Selling a service is even simpler. If you’re good at writing Instagram captions, editing photos, proofreading, or data entry, you can list these services on freelance marketplaces directly from your phone. The platform handles payment processing, and you keep the majority of what you earn.
Realistic Earnings and Timelines
Set your expectations based on the type of work. Survey and microtask apps typically generate $50 to $200 per month with consistent daily use. They’re best treated as pocket money, not a primary income source. Freelance work scales with your skill level and reputation: a new freelancer might earn $5 to $15 per task, while someone with strong reviews and a specialized skill can charge significantly more.
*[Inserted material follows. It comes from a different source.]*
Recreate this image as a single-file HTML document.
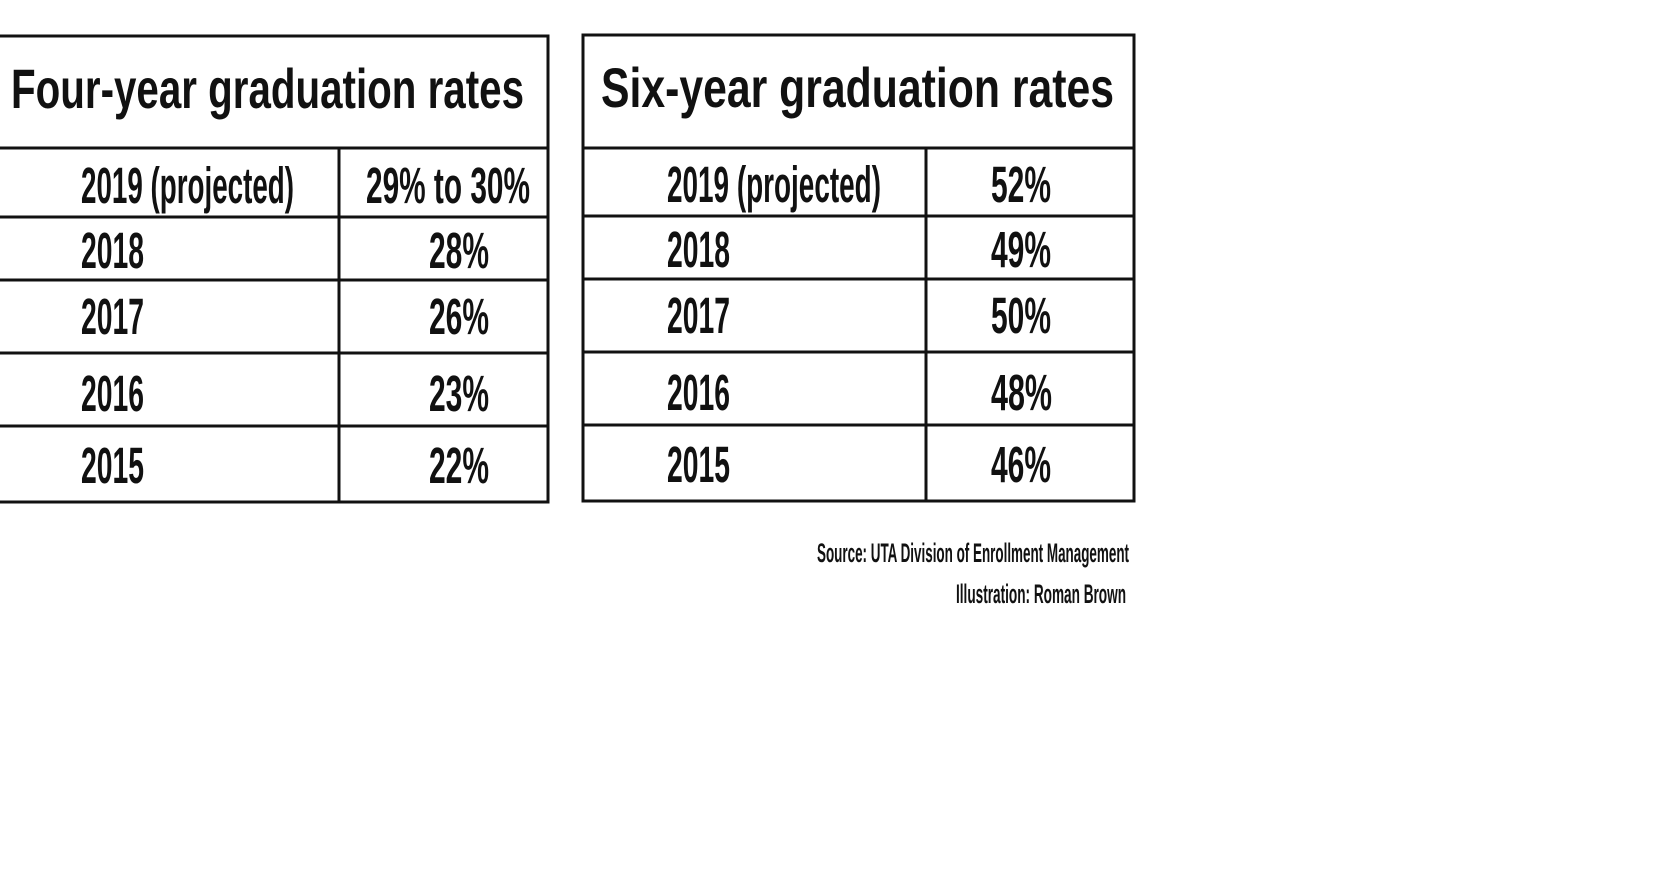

Content creation is the slowest to pay off because you need to build an audience first, but it has the highest ceiling if your content gains traction.
Most earning apps and platforms pay out through PayPal, direct bank transfer, or gift cards. Minimum payout thresholds vary, so check each platform’s terms before you start. Some pay weekly, others monthly or quarterly.
Spotting Scams Before They Cost You
The phrase “without investment” matters because scammers specifically target people looking to earn from their phones. The most common trick is asking you to pay an “activation fee,” “registration deposit,” or “processing charge” before you can access your earnings. Legitimate platforms never require you to pay money to start working. The FTC warns specifically against sending payments to claim a prize or collect supposed winnings, which is a hallmark of mobile scams.
Other red flags include guaranteed high earnings with no effort, vague job descriptions, and pressure to recruit other people (which often signals a pyramid scheme rather than real work). If an app or opportunity sounds too good to be true, search for reviews from other users before signing up. Stick to well-known platforms with established track records, transparent payout systems, and clear terms of service.